Rows from a dataset of charts and code:
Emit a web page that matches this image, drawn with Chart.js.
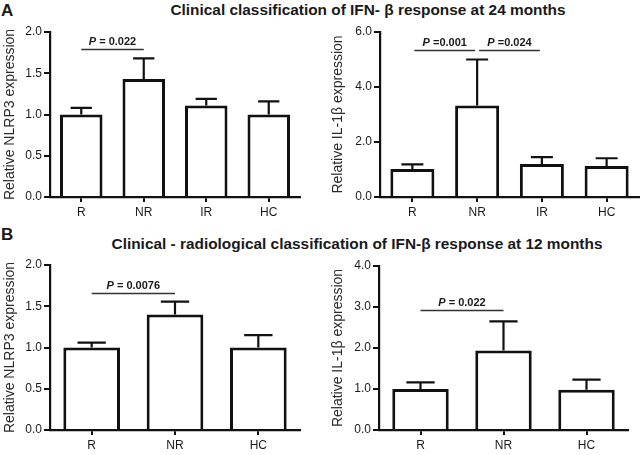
<!DOCTYPE html>
<html><head><meta charset="utf-8">
<script src="https://cdn.jsdelivr.net/npm/chart.js@4.4.0/dist/chart.umd.min.js"></script>
<style>
html,body{margin:0;padding:0;background:#fff;}
#wrap{position:relative;width:640px;height:455px;overflow:hidden;font-family:"Liberation Sans",Arial,sans-serif;}
canvas{position:absolute;}
.lbl{position:absolute;font-weight:bold;color:#1a1a1a;white-space:nowrap;line-height:1;}
</style></head>
<body><div id="wrap">
<div class="lbl" style="left:1px;top:2px;font-size:17px;">A</div>
<div class="lbl" id="tA" style="left:368px;top:2px;font-size:15.4px;transform:translateX(-50%);">Clinical classification of IFN- β response at 24 months</div>
<div class="lbl" style="left:1px;top:226px;font-size:17px;">B</div>
<div class="lbl" id="tB" style="left:357px;top:236px;font-size:15.4px;transform:translateX(-50%);">Clinical - radiological classification of IFN-β response at 12 months</div>
<canvas id="c1" width="310" height="205" style="left:0;top:20px"></canvas>
<canvas id="c2" width="312" height="205" style="left:328px;top:20px"></canvas>
<canvas id="c3" width="310" height="202" style="left:0;top:253px"></canvas>
<canvas id="c4" width="312" height="202" style="left:328px;top:253px"></canvas>
</div>
<script>
// ---- data ----
const catsA = ['R', 'NR', 'IR', 'HC'];
const catsB = ['R', 'NR', 'HC'];
const nlrp3A = [1.00, 1.43, 1.11, 1.00];
const nlrp3AErr = [0.08, 0.25, 0.08, 0.16];
const il1bA = [1.02, 3.33, 1.20, 1.13];
const il1bAErr = [0.17, 1.67, 0.25, 0.28];
const nlrp3B = [1.00, 1.40, 1.00];
const nlrp3BErr = [0.06, 0.155, 0.15];
const il1bB = [1.00, 1.94, 0.98];
const il1bBErr = [0.16, 0.71, 0.25];
const sigA1 = [{from: 0, to: 1, y: 1.79, p: ' = 0.022'}];
const sigA2 = [{from: 0, to: 1, y: 5.35, p: ' =0.001'}, {from: 1, to: 2, y: 5.35, p: ' =0.024'}];
const sigB1 = [{from: 0, to: 1, y: 1.66, p: ' = 0.0076'}];
const sigB2 = [{from: 0, to: 1, y: 2.92, p: ' = 0.022'}];

const FONT = '"Liberation Sans", Arial, sans-serif';

const errPlugin = {
  id: 'errbars',
  afterDatasetsDraw(chart, args, opts) {
    const ctx = chart.ctx, y = chart.scales.y;
    const ds = chart.data.datasets[0];
    const meta = chart.getDatasetMeta(0);
    ctx.save();
    ctx.strokeStyle = '#111';
    ctx.lineWidth = 2.2;
    meta.data.forEach((bar, i) => {
      const top = y.getPixelForValue(ds.data[i]);
      const e = y.getPixelForValue(ds.data[i] + opts.errors[i]);
      const half = bar.width * 0.25;
      ctx.beginPath();
      ctx.moveTo(bar.x, top); ctx.lineTo(bar.x, e);
      ctx.moveTo(bar.x - half, e); ctx.lineTo(bar.x + half, e);
      ctx.stroke();
    });
    ctx.restore();
  }
};
const sigPlugin = {
  id: 'sig',
  afterDraw(chart, args, opts) {
    const ctx = chart.ctx, x = chart.scales.x, y = chart.scales.y;
    ctx.save();
    opts.items.forEach(it => {
      const x1 = x.getPixelForValue(it.from) + (opts.gap || 0);
      const x2 = x.getPixelForValue(it.to) - (opts.gap || 0);
      const py = Math.round(y.getPixelForValue(it.y)) + 0.5;
      ctx.strokeStyle = '#333';
      ctx.lineWidth = 1.3;
      ctx.beginPath(); ctx.moveTo(x1, py); ctx.lineTo(x2, py); ctx.stroke();
      ctx.fillStyle = '#1a1a1a';
      ctx.textBaseline = 'alphabetic';
      ctx.font = 'italic bold 11px ' + FONT;
      const w1 = ctx.measureText('P').width;
      ctx.font = 'bold 11px ' + FONT;
      const w2 = ctx.measureText(it.p).width;
      const sx = (x1 + x2) / 2 - (w1 + w2) / 2;
      ctx.font = 'italic bold 11px ' + FONT;
      ctx.fillText('P', sx, py - 5);
      ctx.font = 'bold 11px ' + FONT;
      ctx.fillText(it.p, sx + w1, py - 5);
    });
    ctx.restore();
  }
};

function makeChart(id, cats, vals, errs, sig, max, step, title, yw, xh, padTop, padRight, gap) {
  return new Chart(document.getElementById(id), {
    type: 'bar',
    data: {labels: cats, datasets: [{data: vals, backgroundColor: '#fff', borderColor: '#111', borderWidth: 3, borderSkipped: 'bottom', barPercentage: 0.68, categoryPercentage: 1}]},
    plugins: [errPlugin, sigPlugin],
    options: {
      responsive: false, animation: false, devicePixelRatio: 1,
      layout: {padding: {top: padTop, right: padRight, left: 0, bottom: 0}},
      plugins: {legend: {display: false}, tooltip: {enabled: false},
        errbars: {errors: errs}, sig: {items: sig, gap: gap}},
      scales: {
        x: {
          grid: {display: true, drawOnChartArea: false, drawTicks: true, tickLength: 5, offset: false, color: '#111', lineWidth: 2},
          border: {display: true, color: '#111', width: 2.2},
          ticks: {color: '#1a1a1a', font: {family: FONT, size: 12}, padding: 3},
          afterFit(s) { s.height = xh; }
        },
        y: {
          min: 0, max: max,
          title: {display: true, text: title, color: '#2a2a2a', font: {family: FONT, size: 14}, padding: {top: 2, bottom: 2}},
          grid: {display: true, drawOnChartArea: false, drawTicks: true, tickLength: 6, color: '#111', lineWidth: 2},
          border: {display: true, color: '#111', width: 2.2},
          ticks: {stepSize: step, color: '#1a1a1a', font: {family: FONT, size: 12}, padding: 2,
            callback: v => Number(v).toFixed(1)},
          afterFit(s) { s.width = yw; }
        }
      }
    }
  });
}

makeChart('c1', catsA, nlrp3A, nlrp3AErr, sigA1, 2.0, 0.5, 'Relative NLRP3 expression', 50, 28, 12, 10, 0);
makeChart('c2', catsA, il1bA, il1bAErr, sigA2, 6.0, 2.0, 'Relative IL-1β expression', 52, 28, 12, 1, 2);
makeChart('c3', catsB, nlrp3B, nlrp3BErr, sigB1, 2.0, 0.5, 'Relative NLRP3 expression', 50, 25, 12, 10, 0);
makeChart('c4', catsB, il1bB, il1bBErr, sigB2, 4.0, 1.0, 'Relative IL-1β expression', 51, 25, 13, 12, 0);
</script>
</body></html>
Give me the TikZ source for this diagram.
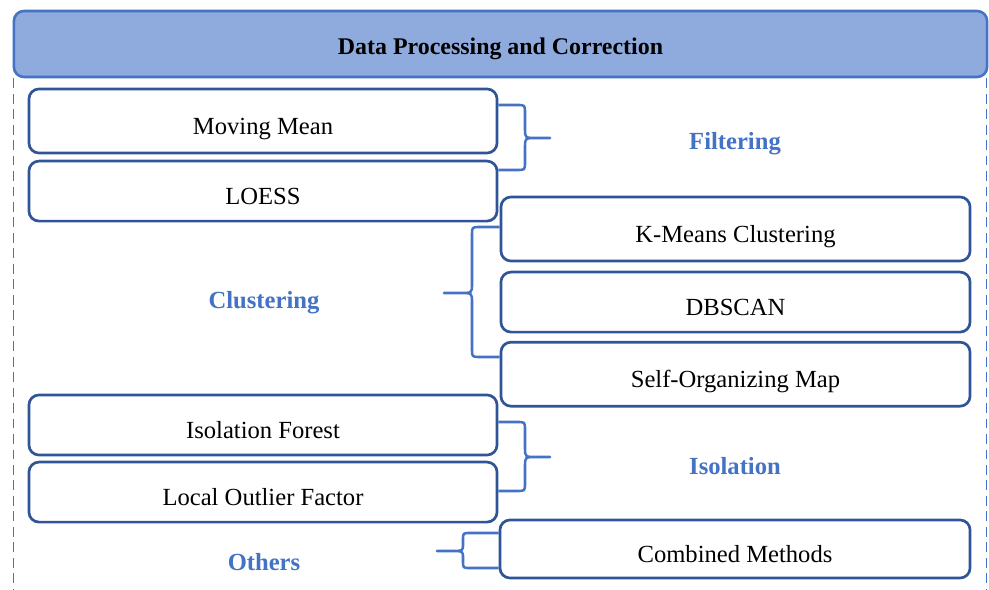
\documentclass[tikz,border=0pt]{standalone}
\usepackage{fontspec}
\setmainfont{Liberation Serif}
\usetikzlibrary{positioning}
\definecolor{headfill}{RGB}{143,170,220}
\definecolor{headblue}{RGB}{68,114,196}
\definecolor{boxblue}{RGB}{47,85,151}
\tikzstyle{mynode}=[align=center, rounded corners=0.25cm, font=\fontsize{17.5}{21}\selectfont]
\tikzstyle{header}=[mynode, draw=headblue, fill=headfill, line width=1.8pt, minimum width=24.325cm, minimum height=1.65cm, text height=15pt, text depth=0pt, font=\fontsize{17}{21}\selectfont\bfseries]
\tikzstyle{methodbox}=[mynode, draw=boxblue, fill=white, line width=1.9pt, minimum width=11.7cm, minimum height=1.5cm, text height=18.5pt, text depth=0pt]
\tikzstyle{grouplabel}=[font=\fontsize{17.5}{21}\selectfont\bfseries, text=headblue]
\tikzstyle{curlybrace}=[headblue, line width=1.8pt, line join=round]
\tikzstyle{frame}=[headblue, dash pattern=on 7pt off 4pt, line width=1.2pt]

\begin{document}
\begin{tikzpicture}[x=0.025cm, y=-0.025cm]
\useasboundingbox (0,0) rectangle (989,590);

\node[header] (head) at (500.5,44) {Data Processing and Correction};
\coordinate (bottom) at (0,590);
\draw[frame] ([xshift=0.02cm]head.south west) -- ([xshift=0.02cm]head.south west |- bottom);
\draw[frame] ([xshift=-0.05cm]head.south east) -- ([xshift=-0.05cm]head.south east |- bottom);

% left column
\node[methodbox, minimum height=1.6cm] (mean) at (263,121) {Moving Mean};
\node[methodbox] (loess) [below=0.135cm of mean] {LOESS};
\node[methodbox] (iforest) at (263,425) {Isolation Forest};
\node[methodbox] (lof) [below=0.11cm of iforest] {Local Outlier Factor};

% right column
\node[methodbox, minimum width=11.725cm, minimum height=1.6cm] (kmeans) at (735.5,229) {K-Means Clustering};
\node[methodbox, minimum width=11.725cm] (dbscan) [below=0.21cm of kmeans] {DBSCAN};
\node[methodbox, minimum width=11.725cm, minimum height=1.6cm] (som) [below=0.185cm of dbscan] {Self-Organizing Map};
\node[methodbox, minimum width=11.75cm, minimum height=1.45cm] (combined) at (735,549) {Combined Methods};

% group labels
\node[grouplabel] (filtering) at (735,144) {Filtering};
\node[grouplabel] (clustering) at (264,303) {Clustering};
\node[grouplabel] (isolation) at (735,466) {Isolation};
\node[grouplabel] (others) at (264,562) {Others};

\coordinate (filter tip) at (550,138);
\coordinate (cluster tip) at (444,293);
\coordinate (isol tip) at (550,457);
\coordinate (other tip) at (437,551);

\begin{scope}[curlybrace]
    \draw (mean.east |- 0,105) -- (517,105) .. controls (525,105) .. (525,113) -- (525,129)
        .. controls (525,138) .. (537,138) -- (filter tip) -- (537,138)
        .. controls (525,138) .. (525,147) -- (525,162) .. controls (525,170) .. (517,170) -- (loess.east |- 0,170);

    \draw (kmeans.west |- 0,227) -- (480,227) .. controls (472,227) .. (472,235) -- (472,284)
        .. controls (472,293) .. (460,293) -- (cluster tip) -- (460,293)
        .. controls (472,293) .. (472,302) -- (472,349) .. controls (472,357) .. (480,357) -- (som.west |- 0,357);

    \draw (iforest.east |- 0,422) -- (517,422) .. controls (525,422) .. (525,430) -- (525,448)
        .. controls (525,457) .. (537,457) -- (isol tip) -- (537,457)
        .. controls (525,457) .. (525,466) -- (525,483) .. controls (525,491) .. (517,491) -- (lof.east |- 0,491);

    \draw (combined.west |- 0,533) -- (470,533) .. controls (463,533) .. (463,540) -- (463,544)
        .. controls (463,551) .. (452,551) -- (other tip) -- (452,551)
        .. controls (463,551) .. (463,558) -- (463,561) .. controls (463,568) .. (470,568) -- (combined.west |- 0,568);
\end{scope}

\end{tikzpicture}
\end{document}
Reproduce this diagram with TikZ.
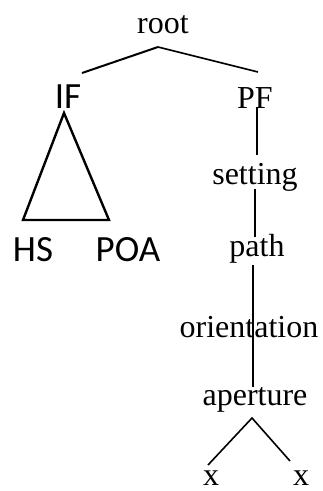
\documentclass[tikz,border=0pt]{standalone}
\usepackage{fontspec}
\setmainfont{Liberation Serif}
\newfontfamily\carl{Carlito}
\begin{document}
\begin{tikzpicture}[x=1pt,y=-1pt,
  ser/.style={inner sep=0pt,anchor=base,font=\fontsize{32}{36}\selectfont},
  san/.style={inner sep=0pt,anchor=base,font=\carl\fontsize{37}{40}\selectfont},
  edge/.style={line width=1.6pt},
  tri/.style={line width=2.4pt,line join=miter}]
\useasboundingbox (0,0) rectangle (322,491);
% nodes
\node[ser] (root) at (163,33) {root};
\node[san] (IF) at (68,108) {IF};
\node[ser] (PF) at (255,108) {PF};
\node[ser] (setting) at (255,184) {setting};
\node[ser] (path) at (257,256) {path};
\node[ser] (orient) at (249,337) {orientation};
\node[ser] (aper) at (255,405) {aperture};
\node[ser] (x1) at (211,485) {x};
\node[ser] (x2) at (301,485) {x};
\node[san] (HS) at (33,261) {HS};
\node[san] (POA) at (128,261) {POA};
% connector ends
\coordinate (rootTop) at (158,47);
\coordinate (IFend) at (82,73);
\coordinate (PFend) at (258,72);
\coordinate (PFbot) at (257,107);
\coordinate (setTop) at (257,155);
\coordinate (setBot) at (255,189);
\coordinate (pathTop) at (255,237);
\coordinate (pathBot) at (253,265);
\coordinate (aperTop) at (253,387);
\coordinate (aperBot) at (252,418);
\coordinate (x1Top) at (208,465);
\coordinate (x2Top) at (290,461);
\coordinate (triA) at (64,113);
\coordinate (triL) at (23,220);
\coordinate (triR) at (109,220);
% connectors
\draw[edge,line width=2pt] (rootTop) -- (IFend);
\draw[edge] (rootTop) -- (PFend);
\draw[edge] (PFbot) -- (setTop);
\draw[edge] (setBot) -- (pathTop);
\draw[edge] (pathBot) -- (aperTop);
\draw[edge] (x1Top) -- (aperBot) -- (x2Top);
\draw[tri] (triA) -- (triL) -- (triR) -- cycle;
\end{tikzpicture}
\end{document}
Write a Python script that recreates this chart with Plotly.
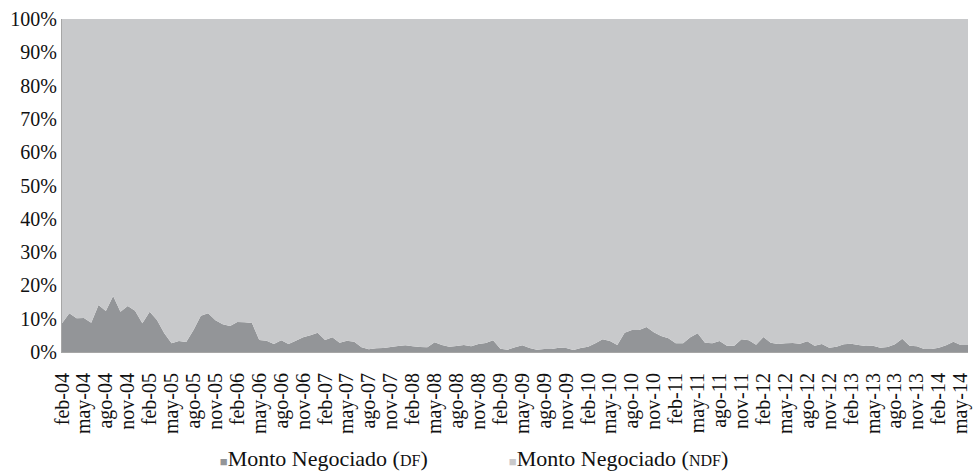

GIVEN TASK:
The lines to reproduce run from the one above containing "Give me the TikZ source for this diagram." through the one containing "east |- bottom);". Copy them exactly and leave out all pictures.

TASK SOLUTION:
Give me the TikZ source for this diagram.
\documentclass[tikz,border=0pt]{standalone}
\usepackage{fontspec}
\setmainfont{Liberation Serif}
\usetikzlibrary{positioning}
\definecolor{headfill}{RGB}{143,170,220}
\definecolor{headblue}{RGB}{68,114,196}
\definecolor{boxblue}{RGB}{47,85,151}
\tikzstyle{mynode}=[align=center, rounded corners=0.25cm, font=\fontsize{17.5}{21}\selectfont]
\tikzstyle{header}=[mynode, draw=headblue, fill=headfill, line width=1.8pt, minimum width=24.325cm, minimum height=1.65cm, text height=15pt, text depth=0pt, font=\fontsize{17}{21}\selectfont\bfseries]
\tikzstyle{methodbox}=[mynode, draw=boxblue, fill=white, line width=1.9pt, minimum width=11.7cm, minimum height=1.5cm, text height=18.5pt, text depth=0pt]
\tikzstyle{grouplabel}=[font=\fontsize{17.5}{21}\selectfont\bfseries, text=headblue]
\tikzstyle{curlybrace}=[headblue, line width=1.8pt, line join=round]
\tikzstyle{frame}=[headblue, dash pattern=on 7pt off 4pt, line width=1.2pt]

\begin{document}
\begin{tikzpicture}[x=0.025cm, y=-0.025cm]
\useasboundingbox (0,0) rectangle (989,590);

\node[header] (head) at (500.5,44) {Data Processing and Correction};
\coordinate (bottom) at (0,590);
\draw[frame] ([xshift=0.02cm]head.south west) -- ([xshift=0.02cm]head.south west |- bottom);
\draw[frame] ([xshift=-0.05cm]head.south east) -- ([xshift=-0.05cm]head.south east |- bottom);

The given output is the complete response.